(Source code of charts)
+++

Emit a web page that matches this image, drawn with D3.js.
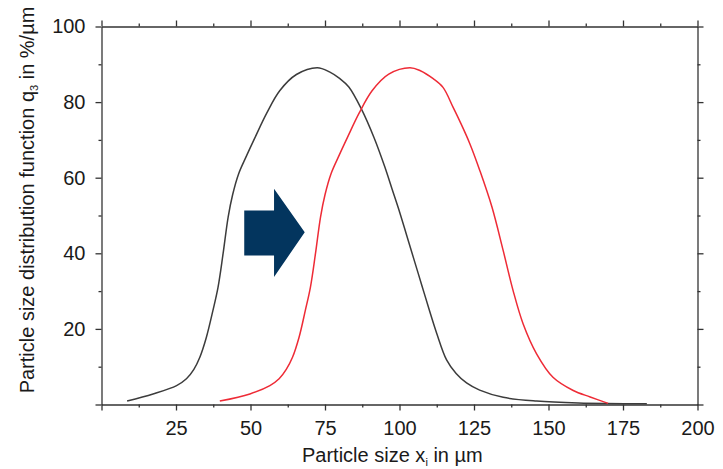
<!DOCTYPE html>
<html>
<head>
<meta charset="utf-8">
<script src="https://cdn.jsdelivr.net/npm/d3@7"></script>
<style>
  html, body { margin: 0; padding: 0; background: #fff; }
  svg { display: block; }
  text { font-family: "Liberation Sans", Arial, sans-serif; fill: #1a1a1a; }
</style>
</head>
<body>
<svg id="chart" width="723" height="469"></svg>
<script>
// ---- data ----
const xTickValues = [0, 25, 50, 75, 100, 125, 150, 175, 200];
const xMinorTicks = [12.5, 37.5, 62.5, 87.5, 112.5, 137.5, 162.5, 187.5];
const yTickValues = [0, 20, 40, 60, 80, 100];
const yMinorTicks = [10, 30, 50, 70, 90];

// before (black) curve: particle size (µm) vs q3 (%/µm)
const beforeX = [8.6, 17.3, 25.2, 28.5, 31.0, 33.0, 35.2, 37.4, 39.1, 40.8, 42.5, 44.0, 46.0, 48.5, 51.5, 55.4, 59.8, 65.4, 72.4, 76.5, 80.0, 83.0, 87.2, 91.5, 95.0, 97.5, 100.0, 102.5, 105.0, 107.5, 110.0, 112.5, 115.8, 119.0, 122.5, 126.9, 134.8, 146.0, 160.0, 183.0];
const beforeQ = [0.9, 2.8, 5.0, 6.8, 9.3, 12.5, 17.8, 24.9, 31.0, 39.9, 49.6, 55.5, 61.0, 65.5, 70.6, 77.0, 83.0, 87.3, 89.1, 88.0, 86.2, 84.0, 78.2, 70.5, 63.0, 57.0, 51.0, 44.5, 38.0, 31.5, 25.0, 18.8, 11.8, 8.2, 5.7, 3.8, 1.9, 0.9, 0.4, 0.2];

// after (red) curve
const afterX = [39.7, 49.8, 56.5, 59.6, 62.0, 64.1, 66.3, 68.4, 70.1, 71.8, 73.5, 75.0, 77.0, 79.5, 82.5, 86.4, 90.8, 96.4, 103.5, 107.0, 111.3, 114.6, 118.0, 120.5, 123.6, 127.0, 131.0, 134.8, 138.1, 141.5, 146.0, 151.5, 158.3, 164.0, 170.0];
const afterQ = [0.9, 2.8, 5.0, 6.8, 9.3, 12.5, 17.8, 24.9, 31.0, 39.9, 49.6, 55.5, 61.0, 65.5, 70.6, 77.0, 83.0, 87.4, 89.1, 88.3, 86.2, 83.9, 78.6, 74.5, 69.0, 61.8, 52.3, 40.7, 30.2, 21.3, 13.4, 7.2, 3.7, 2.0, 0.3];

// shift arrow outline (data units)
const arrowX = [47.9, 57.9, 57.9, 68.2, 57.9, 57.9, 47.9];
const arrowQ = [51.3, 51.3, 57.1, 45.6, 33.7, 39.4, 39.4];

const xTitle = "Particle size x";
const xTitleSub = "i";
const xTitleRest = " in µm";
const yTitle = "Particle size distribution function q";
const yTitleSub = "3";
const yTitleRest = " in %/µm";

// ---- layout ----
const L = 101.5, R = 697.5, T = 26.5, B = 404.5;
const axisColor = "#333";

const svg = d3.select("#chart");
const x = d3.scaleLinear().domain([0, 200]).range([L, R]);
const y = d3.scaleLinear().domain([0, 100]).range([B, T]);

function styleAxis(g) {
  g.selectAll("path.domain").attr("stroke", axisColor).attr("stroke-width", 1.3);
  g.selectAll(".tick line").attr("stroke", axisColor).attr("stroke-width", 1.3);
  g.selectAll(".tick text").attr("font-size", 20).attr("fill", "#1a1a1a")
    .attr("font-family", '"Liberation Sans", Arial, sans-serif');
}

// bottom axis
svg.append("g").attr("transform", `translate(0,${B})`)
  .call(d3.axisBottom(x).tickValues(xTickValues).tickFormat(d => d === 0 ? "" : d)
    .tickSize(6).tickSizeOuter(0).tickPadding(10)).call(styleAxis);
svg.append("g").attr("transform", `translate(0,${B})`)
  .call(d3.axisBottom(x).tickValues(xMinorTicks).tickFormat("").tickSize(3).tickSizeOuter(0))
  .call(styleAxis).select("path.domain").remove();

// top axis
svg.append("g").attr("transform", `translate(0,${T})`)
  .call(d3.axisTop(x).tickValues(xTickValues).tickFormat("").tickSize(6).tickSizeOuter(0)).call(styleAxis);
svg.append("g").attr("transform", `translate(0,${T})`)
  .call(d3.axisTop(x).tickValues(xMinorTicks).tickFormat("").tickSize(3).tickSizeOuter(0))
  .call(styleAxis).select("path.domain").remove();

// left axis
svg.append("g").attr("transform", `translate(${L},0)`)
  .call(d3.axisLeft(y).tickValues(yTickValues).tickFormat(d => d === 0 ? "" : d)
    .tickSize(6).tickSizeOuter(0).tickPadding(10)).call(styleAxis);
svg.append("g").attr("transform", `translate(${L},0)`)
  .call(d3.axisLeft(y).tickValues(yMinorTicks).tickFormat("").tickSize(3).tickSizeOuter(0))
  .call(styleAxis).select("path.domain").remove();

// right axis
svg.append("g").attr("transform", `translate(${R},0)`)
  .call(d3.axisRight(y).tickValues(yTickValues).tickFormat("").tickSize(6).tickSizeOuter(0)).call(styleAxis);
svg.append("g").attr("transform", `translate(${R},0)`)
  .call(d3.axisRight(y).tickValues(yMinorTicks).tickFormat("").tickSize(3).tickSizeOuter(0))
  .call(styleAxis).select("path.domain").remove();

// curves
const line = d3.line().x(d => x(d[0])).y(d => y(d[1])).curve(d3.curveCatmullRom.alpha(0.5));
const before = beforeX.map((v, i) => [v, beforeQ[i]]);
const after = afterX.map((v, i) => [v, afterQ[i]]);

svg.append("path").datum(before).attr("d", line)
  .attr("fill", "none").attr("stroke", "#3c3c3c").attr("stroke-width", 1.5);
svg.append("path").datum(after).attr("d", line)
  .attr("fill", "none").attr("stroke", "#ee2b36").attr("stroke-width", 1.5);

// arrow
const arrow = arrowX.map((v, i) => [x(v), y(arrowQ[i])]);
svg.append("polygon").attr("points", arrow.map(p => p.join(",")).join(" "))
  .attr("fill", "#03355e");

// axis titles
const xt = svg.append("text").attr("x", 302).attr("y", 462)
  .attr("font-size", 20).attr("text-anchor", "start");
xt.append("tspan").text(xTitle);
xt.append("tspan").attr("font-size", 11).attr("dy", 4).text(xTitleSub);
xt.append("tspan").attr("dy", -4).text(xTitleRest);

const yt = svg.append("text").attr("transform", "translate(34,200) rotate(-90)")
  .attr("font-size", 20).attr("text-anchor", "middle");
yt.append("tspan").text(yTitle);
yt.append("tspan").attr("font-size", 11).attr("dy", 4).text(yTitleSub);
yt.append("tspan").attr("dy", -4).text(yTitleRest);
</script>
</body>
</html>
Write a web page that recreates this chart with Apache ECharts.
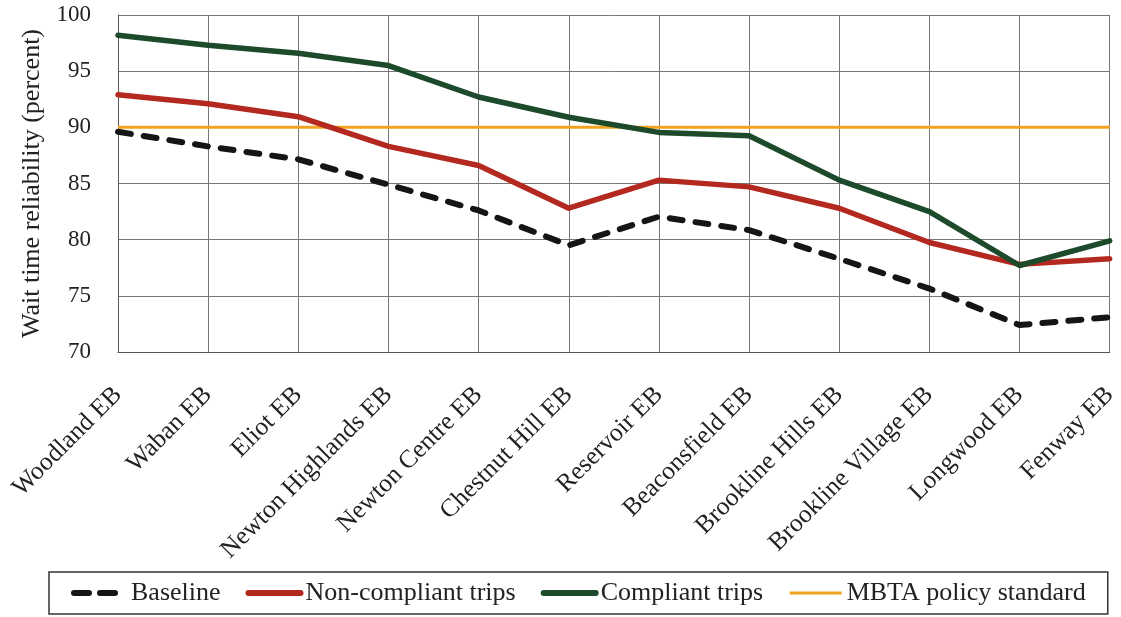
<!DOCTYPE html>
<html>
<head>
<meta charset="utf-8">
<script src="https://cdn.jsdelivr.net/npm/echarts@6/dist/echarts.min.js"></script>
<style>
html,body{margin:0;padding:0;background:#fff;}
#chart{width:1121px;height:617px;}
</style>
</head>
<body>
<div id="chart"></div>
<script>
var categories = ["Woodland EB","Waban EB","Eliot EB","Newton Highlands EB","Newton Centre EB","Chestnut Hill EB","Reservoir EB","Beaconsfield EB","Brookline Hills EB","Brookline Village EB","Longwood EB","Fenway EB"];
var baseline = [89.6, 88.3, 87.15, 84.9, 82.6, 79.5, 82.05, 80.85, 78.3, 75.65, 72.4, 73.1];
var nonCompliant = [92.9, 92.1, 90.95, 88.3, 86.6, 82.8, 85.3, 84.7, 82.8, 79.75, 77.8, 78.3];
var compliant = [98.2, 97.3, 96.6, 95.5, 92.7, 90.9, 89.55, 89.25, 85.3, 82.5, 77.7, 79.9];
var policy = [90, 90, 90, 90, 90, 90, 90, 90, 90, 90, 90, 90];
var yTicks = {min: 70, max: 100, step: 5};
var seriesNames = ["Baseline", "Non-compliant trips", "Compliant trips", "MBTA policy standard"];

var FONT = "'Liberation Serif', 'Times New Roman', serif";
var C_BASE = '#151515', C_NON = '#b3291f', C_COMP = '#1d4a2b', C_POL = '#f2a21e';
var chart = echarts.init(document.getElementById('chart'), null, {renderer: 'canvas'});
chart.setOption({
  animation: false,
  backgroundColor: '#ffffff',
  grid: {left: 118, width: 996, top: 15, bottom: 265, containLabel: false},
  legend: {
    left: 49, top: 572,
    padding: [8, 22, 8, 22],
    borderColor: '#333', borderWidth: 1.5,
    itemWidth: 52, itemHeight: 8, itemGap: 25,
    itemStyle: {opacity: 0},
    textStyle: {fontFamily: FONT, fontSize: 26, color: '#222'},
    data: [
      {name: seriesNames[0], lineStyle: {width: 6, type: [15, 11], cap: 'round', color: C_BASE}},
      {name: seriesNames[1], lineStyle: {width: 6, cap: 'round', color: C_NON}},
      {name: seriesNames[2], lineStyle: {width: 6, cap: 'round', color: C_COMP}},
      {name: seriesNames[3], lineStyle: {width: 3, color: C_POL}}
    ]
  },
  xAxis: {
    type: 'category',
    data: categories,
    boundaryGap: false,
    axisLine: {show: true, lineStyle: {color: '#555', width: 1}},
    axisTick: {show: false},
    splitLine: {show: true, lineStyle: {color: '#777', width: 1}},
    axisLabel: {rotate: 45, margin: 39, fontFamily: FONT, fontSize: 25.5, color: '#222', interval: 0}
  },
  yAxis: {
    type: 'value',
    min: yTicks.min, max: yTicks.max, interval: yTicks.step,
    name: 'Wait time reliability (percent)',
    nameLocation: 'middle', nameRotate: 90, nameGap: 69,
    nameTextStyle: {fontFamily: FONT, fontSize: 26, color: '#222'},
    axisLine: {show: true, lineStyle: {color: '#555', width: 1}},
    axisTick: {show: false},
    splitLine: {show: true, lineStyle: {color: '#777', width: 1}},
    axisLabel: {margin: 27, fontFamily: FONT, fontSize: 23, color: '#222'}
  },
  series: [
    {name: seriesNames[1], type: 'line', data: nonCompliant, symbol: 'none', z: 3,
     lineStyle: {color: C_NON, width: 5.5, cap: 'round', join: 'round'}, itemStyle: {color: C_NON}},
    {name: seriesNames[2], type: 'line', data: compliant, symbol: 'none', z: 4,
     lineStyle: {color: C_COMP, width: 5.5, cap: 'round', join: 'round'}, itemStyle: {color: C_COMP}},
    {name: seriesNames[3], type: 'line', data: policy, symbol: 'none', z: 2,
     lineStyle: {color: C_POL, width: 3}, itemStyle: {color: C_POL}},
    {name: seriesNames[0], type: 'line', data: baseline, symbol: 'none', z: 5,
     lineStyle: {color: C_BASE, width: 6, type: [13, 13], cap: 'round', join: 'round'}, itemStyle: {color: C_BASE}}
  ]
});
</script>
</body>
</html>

+++

## EXERCISE TASK
Write out exactly the opening lines of the data, stopping after the line that holds "3.7, 2.0, 0.3];". Exclude pictures.

## RESULT OF THIS TASK
Emit a web page that matches this image, drawn with D3.js.
<!DOCTYPE html>
<html>
<head>
<meta charset="utf-8">
<script src="https://cdn.jsdelivr.net/npm/d3@7"></script>
<style>
  html, body { margin: 0; padding: 0; background: #fff; }
  svg { display: block; }
  text { font-family: "Liberation Sans", Arial, sans-serif; fill: #1a1a1a; }
</style>
</head>
<body>
<svg id="chart" width="723" height="469"></svg>
<script>
// ---- data ----
const xTickValues = [0, 25, 50, 75, 100, 125, 150, 175, 200];
const xMinorTicks = [12.5, 37.5, 62.5, 87.5, 112.5, 137.5, 162.5, 187.5];
const yTickValues = [0, 20, 40, 60, 80, 100];
const yMinorTicks = [10, 30, 50, 70, 90];

// before (black) curve: particle size (µm) vs q3 (%/µm)
const beforeX = [8.6, 17.3, 25.2, 28.5, 31.0, 33.0, 35.2, 37.4, 39.1, 40.8, 42.5, 44.0, 46.0, 48.5, 51.5, 55.4, 59.8, 65.4, 72.4, 76.5, 80.0, 83.0, 87.2, 91.5, 95.0, 97.5, 100.0, 102.5, 105.0, 107.5, 110.0, 112.5, 115.8, 119.0, 122.5, 126.9, 134.8, 146.0, 160.0, 183.0];
const beforeQ = [0.9, 2.8, 5.0, 6.8, 9.3, 12.5, 17.8, 24.9, 31.0, 39.9, 49.6, 55.5, 61.0, 65.5, 70.6, 77.0, 83.0, 87.3, 89.1, 88.0, 86.2, 84.0, 78.2, 70.5, 63.0, 57.0, 51.0, 44.5, 38.0, 31.5, 25.0, 18.8, 11.8, 8.2, 5.7, 3.8, 1.9, 0.9, 0.4, 0.2];

// after (red) curve
const afterX = [39.7, 49.8, 56.5, 59.6, 62.0, 64.1, 66.3, 68.4, 70.1, 71.8, 73.5, 75.0, 77.0, 79.5, 82.5, 86.4, 90.8, 96.4, 103.5, 107.0, 111.3, 114.6, 118.0, 120.5, 123.6, 127.0, 131.0, 134.8, 138.1, 141.5, 146.0, 151.5, 158.3, 164.0, 170.0];
const afterQ = [0.9, 2.8, 5.0, 6.8, 9.3, 12.5, 17.8, 24.9, 31.0, 39.9, 49.6, 55.5, 61.0, 65.5, 70.6, 77.0, 83.0, 87.4, 89.1, 88.3, 86.2, 83.9, 78.6, 74.5, 69.0, 61.8, 52.3, 40.7, 30.2, 21.3, 13.4, 7.2, 3.7, 2.0, 0.3];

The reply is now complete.